First guest speaker was US Navy (retired) Capt. Mark W. Kleinhenz, ACHS NJRTOC Commander. He related an occasion in which he and his shipmates almost became casualties of war.

“As a member of the Armed Forces, you sign a blank check,” Kleinhenz said. “You never know when that check is going to get cashed but it is not up to you. It is not up to the enemy. It is up to our Lord. For me, it was a regular day in our battle rhythm, when I was deployed in Iraq in 2006, serving with my shipmates in Multinational Forces Iraq. We were about to head to lunch when we smelled smoke in the office. Fire had started in the colonel’s office. It was 11:45 in the morning. We saw flames leaping up the side of his office cube and immediately began beating them back with blankets from the couch that was in the front office area where we spent our evenings together. We successfully put out the flames and stopped the building from catching fire. Ironically, there was a fire extinguisher behind the colonel’s door but in the heat of it all, it ultimately did not matter. We saw it after we put out the flames. He had a hand it it. What if that had been at 11:45 at night? We all slept in the same building that we worked in. There was only one entrance to that building. There were bars on all the windows. Fire would have spread from the east side of the building to the west side, where we all slept. There were no fire detectors. The fire would have blocked us in the building and five of us would have perished in the fire, because there would have been no way for us to get out. We would not have died by a bullet or mortar, but we would have been a casualty, nonetheless. The point is, there’s no doubt in my mind the Lord had a hand in saving me and the rest of us in that unit.

“Since then, I’ve dedicated my life to ensuring all of those who serve are honored, because you never know when your time is up, when that check will be cashed, or when the Lord will call us home. He was not ready to take me home and, for that, I am extremely thankful,” said Kleinhenz.

US NAVY CAPTAIN SPEAKS — Above, Capt. Mark W. Kleinhenz, US Navy Retired, who serves as Commander of the ACHS Navy Junior ROTC, was first guest speaker on Memorial Day.

He explained the U.S. has a policy of concurrent return, to ensure the remains of military members killed overseas are quickly repatriated back to America. There are more than 218,000 laid to rest in 26 American battle monuments and mission cemeteries located throughout the world.
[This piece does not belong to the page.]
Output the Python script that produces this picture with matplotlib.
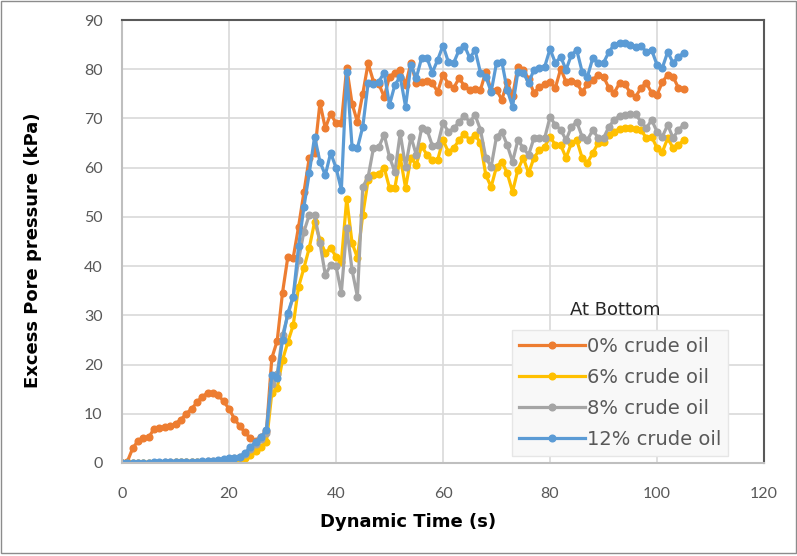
import numpy as np
import matplotlib
matplotlib.use("Agg")
import matplotlib.pyplot as plt

plt.rcParams['font.family'] = ['Lato', 'DejaVu Sans']

# sample times (s)
time_s = list(range(0, 106))

# excess pore pressure at bottom (kPa)
oil_0 = [0, 0.3, 3.0, 4.5, 5.0, 5.2, 7.0, 7.2, 7.3, 7.6,
         8.0, 8.8, 10.0, 11.0, 12.3, 13.5, 14.2, 14.3, 13.8, 12.5,
         11.0, 9.0, 7.5, 6.2, 5.0, 4.5, 5.2, 6.5, 21.3, 24.8,
         34.6, 41.9, 41.7, 48.0, 55.0, 62.0, 63.0, 73.2, 68.0, 71.0,
         69.0, 69.0, 80.3, 73.0, 69.3, 75.0, 81.2, 77.5, 77.0, 74.4,
         78.5, 79.2, 79.9, 76.8, 81.3, 77.2, 77.5, 77.6, 77.2, 75.4,
         78.9, 77.0, 76.2, 78.2, 76.6, 75.8, 76.0, 75.8, 79.5, 75.6,
         75.8, 73.8, 77.4, 74.5, 80.5, 79.9, 78.0, 75.2, 76.4, 77.0,
         77.4, 76.2, 80.1, 77.4, 77.6, 77.2, 75.4, 76.9, 77.8, 78.9,
         78.5, 76.2, 75.2, 77.2, 77.0, 75.2, 74.4, 76.2, 77.2, 75.2,
         74.8, 77.4, 78.9, 78.5, 76.2, 76.0]

oil_6 = [0, 0, 0, 0, 0, 0, 0, 0, 0, 0,
         0.1, 0.1, 0.1, 0.2, 0.2, 0.2, 0.3, 0.3, 0.4, 0.4,
         0.5, 0.7, 1.0, 1.0, 1.6, 2.5, 3.3, 4.3, 14.2, 15.2,
         20.9, 24.6, 28.0, 35.8, 39.6, 43.7, 49.0, 45.3, 42.7, 43.7,
         41.9, 40.9, 53.7, 44.7, 41.7, 50.4, 57.5, 58.5, 58.7, 60.0,
         55.9, 55.9, 62.2, 55.9, 62.0, 60.6, 64.4, 62.6, 61.6, 61.6,
         65.6, 63.2, 64.0, 65.6, 66.9, 65.6, 66.7, 65.0, 58.5, 56.1,
         60.2, 61.2, 58.9, 55.1, 59.6, 62.0, 58.9, 62.0, 63.6, 64.2,
         66.3, 64.6, 64.6, 62.0, 65.0, 65.6, 62.0, 61.0, 63.0, 65.0,
         65.2, 66.7, 67.3, 67.9, 68.0, 68.0, 67.9, 67.7, 66.0, 66.3,
         64.0, 63.2, 66.0, 64.0, 64.6, 65.6]

oil_8 = [0, 0, 0, 0, 0, 0, 0, 0, 0.1, 0.1,
         0.1, 0.1, 0.2, 0.2, 0.3, 0.3, 0.4, 0.4, 0.5, 0.6,
         0.8, 1.0, 1.2, 1.8, 2.8, 3.8, 4.8, 6.0, 16.0, 18.0,
         26.0, 30.0, 33.8, 41.3, 47.0, 50.4, 50.4, 44.7, 38.2, 40.2,
         40.0, 34.6, 47.8, 39.2, 33.8, 56.1, 58.1, 64.0, 64.2, 66.7,
         62.2, 59.1, 67.0, 60.2, 66.3, 62.6, 68.0, 67.7, 64.5, 64.6,
         69.1, 67.3, 68.0, 69.3, 70.5, 69.3, 70.7, 67.7, 62.0, 60.2,
         66.3, 67.3, 64.6, 61.2, 65.6, 64.0, 62.6, 66.0, 66.0, 66.0,
         70.3, 68.7, 67.7, 65.6, 68.3, 69.3, 66.3, 65.6, 67.7, 66.0,
         66.0, 68.3, 69.7, 70.5, 70.7, 70.9, 70.9, 69.3, 68.0, 69.7,
         67.3, 66.3, 68.7, 66.0, 67.7, 68.7]

oil_12 = [0, 0, 0, 0, 0, 0, 0.1, 0.1, 0.1, 0.1,
          0.1, 0.2, 0.2, 0.3, 0.3, 0.4, 0.5, 0.5, 0.6, 0.8,
          1.0, 1.1, 1.3, 2.0, 3.2, 4.3, 5.3, 6.7, 17.9, 17.3,
          25.0, 30.5, 33.8, 44.0, 52.0, 58.9, 66.3, 61.2, 58.5, 63.0,
          60.0, 55.5, 79.5, 64.2, 64.0, 68.3, 77.2, 77.0, 77.5, 79.3,
          72.8, 76.8, 78.5, 72.4, 80.9, 78.2, 82.3, 82.3, 79.3, 81.9,
          84.8, 81.5, 81.3, 83.9, 84.8, 82.3, 83.9, 79.3, 78.5, 75.4,
          81.3, 81.5, 75.8, 72.4, 79.5, 79.3, 77.2, 79.9, 80.3, 80.5,
          84.1, 81.3, 82.5, 79.9, 82.9, 83.9, 79.5, 78.5, 82.3, 81.3,
          81.3, 83.5, 85.0, 85.4, 85.4, 85.0, 84.6, 84.8, 83.5, 83.9,
          80.9, 80.3, 83.5, 81.3, 82.5, 83.3]

labels = ['0% crude oil', '6% crude oil', '8% crude oil', '12% crude oil']
colors = ['#ED7D31', '#FFC000', '#A5A5A5', '#5B9BD5']

fig = plt.figure(figsize=(7.97, 5.56), dpi=100)
ax = fig.add_axes([0.1531, 0.1673, 0.8055, 0.7967])

for series, lab, col in zip([oil_0, oil_6, oil_8, oil_12], labels, colors):
    ax.plot(time_s, series, color=col, lw=2.3, marker='o', ms=4.8,
            mec=col, mfc=col, label=lab)

ax.set_xlim(0, 120)
ax.set_ylim(0, 90)
ax.set_xticks(np.arange(0, 121, 20))
ax.set_yticks(np.arange(0, 91, 10))
ax.grid(True, color='#D9D9D9', lw=1.2)
ax.set_axisbelow(True)
ax.tick_params(length=0, labelsize=11.5, labelcolor='#595959')
ax.tick_params(axis='x', pad=17)
ax.tick_params(axis='y', pad=14)

for side in ['left', 'bottom']:
    ax.spines[side].set_color('#BFBFBF')
    ax.spines[side].set_linewidth(1.5)
for side in ['top', 'right']:
    ax.spines[side].set_color('#595959')
    ax.spines[side].set_linewidth(1.5)

fig.text(0.512, 0.062, 'Dynamic Time (s)', ha='center', va='center',
         fontsize=13, fontweight='bold', color='#000000',
         family='DejaVu Sans')
fig.text(0.042, 0.55, 'Excess Pore pressure (kPa)', ha='center', va='center',
         rotation=90, fontsize=13, fontweight='bold', color='#000000',
         family='DejaVu Sans')

# legend block with its heading
ax.text(0.768, 0.345, 'At Bottom', transform=ax.transAxes, ha='center',
        va='center', fontsize=13, color='#262626', family='DejaVu Sans')
leg = ax.legend(loc='upper left', bbox_to_anchor=(0.607, 0.30),
                borderaxespad=0, prop={'family': 'DejaVu Sans', 'size': 14},
                handlelength=3.4, handletextpad=0.1, labelspacing=0.62,
                borderpad=0.35, numpoints=1, frameon=True, fancybox=False)
leg.get_frame().set_facecolor('#F8F8F8')
leg.get_frame().set_edgecolor('#E6E6E6')
leg.get_frame().set_alpha(1)
for txt in leg.get_texts():
    txt.set_color('#595959')

# outer chart border
fig.patches.append(plt.Rectangle((0.001, 0.006), 0.998, 0.993,
                                 transform=fig.transFigure, fill=False,
                                 edgecolor='#8C8C8C', lw=1.0))

fig.savefig('out.png', dpi=100)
For six years of his career, Kleinhenz said one of his most rewarding and memorable duties was to honor 262 men and women who died in service (not in battle) in the U.S. Navy.

“Think about all the United States soldiers, sailors, Marines, and Airmen who also served and paid the ultimate sacrifice. Today, we honor all those who served our country. We honor those who put the uniform of our country on and upheld the values that our country was founded on: freedom, liberty, democracy.”
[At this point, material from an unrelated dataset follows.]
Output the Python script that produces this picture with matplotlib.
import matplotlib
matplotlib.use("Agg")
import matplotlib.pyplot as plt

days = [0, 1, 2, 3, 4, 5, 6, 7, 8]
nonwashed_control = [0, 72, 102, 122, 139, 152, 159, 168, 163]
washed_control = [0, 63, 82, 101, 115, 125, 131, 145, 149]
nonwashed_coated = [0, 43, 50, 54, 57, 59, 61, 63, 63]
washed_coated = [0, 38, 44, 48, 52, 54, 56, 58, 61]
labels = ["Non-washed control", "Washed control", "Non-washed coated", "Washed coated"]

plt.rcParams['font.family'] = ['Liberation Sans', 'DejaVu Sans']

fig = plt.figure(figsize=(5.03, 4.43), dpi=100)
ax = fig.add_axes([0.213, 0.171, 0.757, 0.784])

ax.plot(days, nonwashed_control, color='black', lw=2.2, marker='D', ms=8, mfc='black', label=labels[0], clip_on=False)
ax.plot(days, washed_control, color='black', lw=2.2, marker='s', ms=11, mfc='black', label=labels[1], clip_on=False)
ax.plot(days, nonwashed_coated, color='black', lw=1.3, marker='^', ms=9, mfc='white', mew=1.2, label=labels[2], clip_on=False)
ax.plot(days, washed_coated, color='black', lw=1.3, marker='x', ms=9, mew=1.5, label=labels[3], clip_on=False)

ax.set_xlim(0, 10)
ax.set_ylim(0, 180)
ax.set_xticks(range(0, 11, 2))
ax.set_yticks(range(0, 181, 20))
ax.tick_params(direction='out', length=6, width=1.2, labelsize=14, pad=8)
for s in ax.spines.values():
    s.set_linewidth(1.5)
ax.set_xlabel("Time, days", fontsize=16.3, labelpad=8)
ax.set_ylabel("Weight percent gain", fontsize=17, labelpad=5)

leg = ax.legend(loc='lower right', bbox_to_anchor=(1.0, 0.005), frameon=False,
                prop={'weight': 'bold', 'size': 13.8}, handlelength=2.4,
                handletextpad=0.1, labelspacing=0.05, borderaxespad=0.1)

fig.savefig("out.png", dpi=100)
“Everything in our lives happens for a reason,” Kleinhenz said. “He’s in control of our lives and I believe He’s in control of our great country.”

“I believe Memorial Day is not only for paying tribute to our soldiers, sailors, Marines, and Airmen who passed away, but also is to show this nation’s respect for all who served, and are still serving, a calling for which only 23 percent of today’s young adults can even qualify for. I’m thankful to be standing in front of you today to honor each of you and those veterans who paid the ultimate sacrifice,” Kleinhenz stated.
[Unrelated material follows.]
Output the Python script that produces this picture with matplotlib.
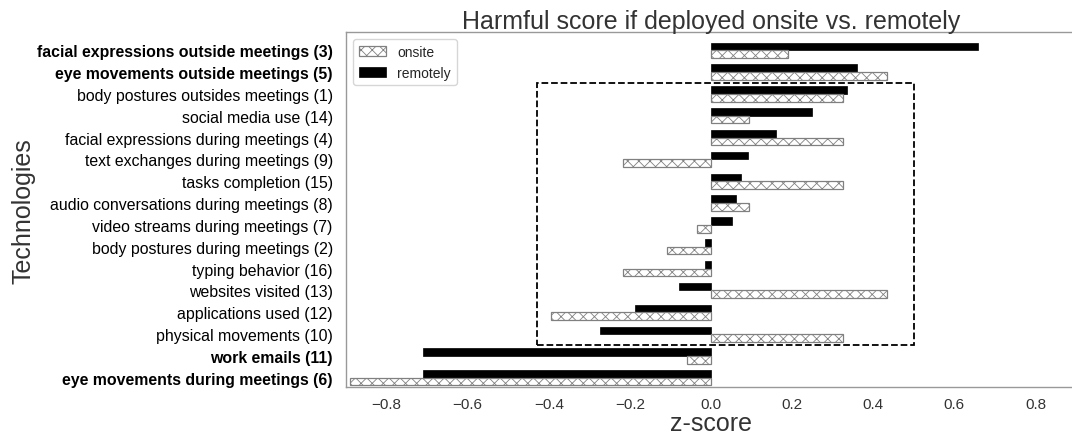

The second guest speaker was Rev. William Veach.

He noted that “we live in the greatest country on the face of this planet, bar none, and it is because of men and women that have paid a price, the ultimate price and sacrifice, for our freedom and liberty. Jesus Christ paid the ultimate price for our sins that we be set free from condemation. Men and women, young and old, doesn’t matter the race, the creed, the color, whatever, have given their lives so you and I can be here today.

“So how do we honor that? How do we, as citizens of this great country, the United States of America, how do we honor? We have ceremonies like this, the reading of those that have passed away, laying of the wreath, the 21 gun salute. That’s once a year we do those things. I do not believe, in my heart, that any young man or woman and anybody serving today is willing to give their lives for one day a year.

“I believe we have a calling and an absolute responsibility to serve our country and to serve each other daily, in honor these folks who have given their lives — not just once a year.

MINISTER IS GUEST SPEAKER — Rev. William Veach, above, was second guest speaker at the Memorial Day Ceremony held May 29 at the Veterans Committee building in Taylorsville.

He quoted from the Bible in Galatians, Chapter 5: “For brethren, ye have been called unto liberty, only use not liberty for an occasion to the flesh, but by love serve one another. for all the law is fulfilled in one word, even in this: Thou shalt love thy neighbor as thyself. For if ye bite and devour one another, take heed that ye be not consumed one of another.”

Veach added, “Scripture is telling us, folks, we have a calling and a commission to serve each other, to be here for each other, to love one another, and to stand up and to use the liberty that we have to stand for what is right, what is just, and the freedoms and principles that this country was founded on. That’s how we honor those who have given their lives.”

“We honor those by standing up for the flag, standing up for the National Anthem, standing up any time anything has to do with our country and realizing that we are the freest, greatest, and noblest country on the planet.

“We have a calling to liberty. Somewhere along the line, I have a feeling we’ve forgotten that in our country, what it means to be free…God allowed us to be the great country that we are. And in honoring God, we should honor those that serve, and love each other, and serve each other daily. We are not to use this liberty for an occasion to the flesh, meaning selfishness. Am I glad to be free? Yes. But I shouldn’t use that freedom for what I want. It should be to serve the country, to serve my fellow man, to serve my family. That’s what we’re all called to do. You can’t honor anybody any greater than finding a way to serve them.

“These men and women loved us enough to give their lives so that we could be here today,” Veach said. “Until the Lord calls us home, they died so we could be free every day. My question to each and every one of you, and even to myself, is: Am I fulfilling my calling of liberty? Am I fulfilling what God has put me here to do, to serve and to love my fellow man, and to love my neighbor just as much as those who served have loved us all, and give their lives so we could be free?”

Following a closing prayer by Rev. Veach, veterans and guests were treated to a hot dog luncheon.

“TAPS” — Kris Knowlton, Captain of the DAV Chapter 84 Honor Guard, above, played “Taps” with an electronic bugle May 29.